DATA EXTRACT —
◆ ◆ ◆ ◆

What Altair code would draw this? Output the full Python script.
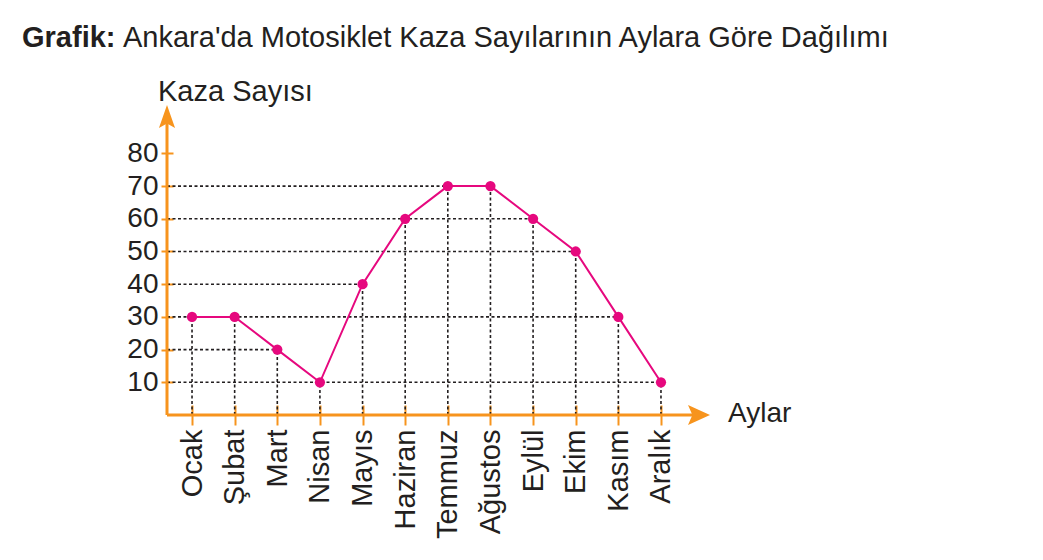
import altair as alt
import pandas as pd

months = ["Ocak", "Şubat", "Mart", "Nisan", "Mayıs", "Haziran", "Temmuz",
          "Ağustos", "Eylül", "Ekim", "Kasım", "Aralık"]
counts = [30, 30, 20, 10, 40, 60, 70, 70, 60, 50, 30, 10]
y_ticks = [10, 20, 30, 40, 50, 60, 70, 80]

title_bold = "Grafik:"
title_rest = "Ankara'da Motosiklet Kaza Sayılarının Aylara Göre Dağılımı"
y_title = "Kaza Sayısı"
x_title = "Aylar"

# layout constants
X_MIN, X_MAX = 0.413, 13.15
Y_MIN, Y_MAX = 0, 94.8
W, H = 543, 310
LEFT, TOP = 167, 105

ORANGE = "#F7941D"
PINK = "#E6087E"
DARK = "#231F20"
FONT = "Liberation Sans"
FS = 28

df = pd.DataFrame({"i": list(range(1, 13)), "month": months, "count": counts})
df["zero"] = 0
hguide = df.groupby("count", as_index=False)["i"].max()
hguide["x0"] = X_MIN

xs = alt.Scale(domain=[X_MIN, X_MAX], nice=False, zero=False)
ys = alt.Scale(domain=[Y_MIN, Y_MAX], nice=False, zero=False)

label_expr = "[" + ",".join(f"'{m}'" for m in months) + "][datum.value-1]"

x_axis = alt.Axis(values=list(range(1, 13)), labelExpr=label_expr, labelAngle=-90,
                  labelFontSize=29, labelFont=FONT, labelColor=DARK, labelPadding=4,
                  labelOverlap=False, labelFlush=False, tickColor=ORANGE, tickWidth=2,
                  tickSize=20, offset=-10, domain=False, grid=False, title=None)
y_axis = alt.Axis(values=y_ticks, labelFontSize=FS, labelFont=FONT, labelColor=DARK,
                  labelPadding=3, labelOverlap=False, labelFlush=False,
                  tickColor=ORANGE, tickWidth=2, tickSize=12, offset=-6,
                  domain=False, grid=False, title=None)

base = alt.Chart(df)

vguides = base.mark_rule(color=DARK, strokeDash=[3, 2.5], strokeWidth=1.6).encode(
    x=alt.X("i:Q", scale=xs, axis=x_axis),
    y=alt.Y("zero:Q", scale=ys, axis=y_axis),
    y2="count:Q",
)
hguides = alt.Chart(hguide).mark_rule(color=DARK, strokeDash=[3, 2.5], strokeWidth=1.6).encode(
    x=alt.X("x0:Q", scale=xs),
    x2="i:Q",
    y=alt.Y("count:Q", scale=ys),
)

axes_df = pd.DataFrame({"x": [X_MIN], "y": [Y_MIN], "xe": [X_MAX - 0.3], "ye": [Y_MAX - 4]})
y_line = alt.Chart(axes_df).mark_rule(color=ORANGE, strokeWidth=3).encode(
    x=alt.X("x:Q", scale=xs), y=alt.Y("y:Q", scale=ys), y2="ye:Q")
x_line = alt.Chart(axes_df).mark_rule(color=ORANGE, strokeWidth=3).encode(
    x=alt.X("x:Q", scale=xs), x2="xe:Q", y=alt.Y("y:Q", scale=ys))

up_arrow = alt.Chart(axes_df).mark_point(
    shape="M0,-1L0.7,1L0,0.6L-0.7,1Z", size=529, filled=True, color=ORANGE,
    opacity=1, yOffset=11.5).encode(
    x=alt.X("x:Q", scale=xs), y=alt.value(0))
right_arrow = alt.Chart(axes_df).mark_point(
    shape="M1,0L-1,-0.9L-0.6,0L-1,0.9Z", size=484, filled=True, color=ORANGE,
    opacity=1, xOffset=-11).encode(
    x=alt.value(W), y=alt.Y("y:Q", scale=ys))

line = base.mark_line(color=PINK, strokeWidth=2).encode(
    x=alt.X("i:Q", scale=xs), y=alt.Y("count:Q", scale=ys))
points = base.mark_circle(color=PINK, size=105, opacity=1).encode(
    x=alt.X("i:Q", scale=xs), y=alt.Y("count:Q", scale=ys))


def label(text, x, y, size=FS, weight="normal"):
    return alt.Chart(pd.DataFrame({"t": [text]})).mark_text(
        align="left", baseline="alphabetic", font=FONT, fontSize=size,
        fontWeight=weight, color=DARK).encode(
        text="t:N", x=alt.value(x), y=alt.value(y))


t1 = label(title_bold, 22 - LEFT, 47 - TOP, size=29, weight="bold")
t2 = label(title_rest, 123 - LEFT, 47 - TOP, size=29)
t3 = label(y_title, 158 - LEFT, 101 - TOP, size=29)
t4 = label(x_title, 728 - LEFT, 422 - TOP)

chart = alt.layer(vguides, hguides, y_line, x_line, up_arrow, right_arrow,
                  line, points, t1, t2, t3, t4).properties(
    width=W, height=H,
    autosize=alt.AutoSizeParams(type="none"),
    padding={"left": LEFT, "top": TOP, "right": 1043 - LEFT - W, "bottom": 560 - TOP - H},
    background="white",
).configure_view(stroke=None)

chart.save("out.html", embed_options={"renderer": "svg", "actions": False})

◆ ◆ ◆ ◆

REQUEST —
Write out exactly the lines between the start of the data and the line with "m in months)", including both, but none of the pictures.

COMPLETE OUTPUT —
What Altair code would draw this? Output the full Python script.
import altair as alt
import pandas as pd

months = ["Ocak", "Şubat", "Mart", "Nisan", "Mayıs", "Haziran", "Temmuz",
          "Ağustos", "Eylül", "Ekim", "Kasım", "Aralık"]
counts = [30, 30, 20, 10, 40, 60, 70, 70, 60, 50, 30, 10]
y_ticks = [10, 20, 30, 40, 50, 60, 70, 80]

title_bold = "Grafik:"
title_rest = "Ankara'da Motosiklet Kaza Sayılarının Aylara Göre Dağılımı"
y_title = "Kaza Sayısı"
x_title = "Aylar"

# layout constants
X_MIN, X_MAX = 0.413, 13.15
Y_MIN, Y_MAX = 0, 94.8
W, H = 543, 310
LEFT, TOP = 167, 105

ORANGE = "#F7941D"
PINK = "#E6087E"
DARK = "#231F20"
FONT = "Liberation Sans"
FS = 28

df = pd.DataFrame({"i": list(range(1, 13)), "month": months, "count": counts})
df["zero"] = 0
hguide = df.groupby("count", as_index=False)["i"].max()
hguide["x0"] = X_MIN

xs = alt.Scale(domain=[X_MIN, X_MAX], nice=False, zero=False)
ys = alt.Scale(domain=[Y_MIN, Y_MAX], nice=False, zero=False)

label_expr = "[" + ",".join(f"'{m}'" for m in months) + "][datum.value-1]"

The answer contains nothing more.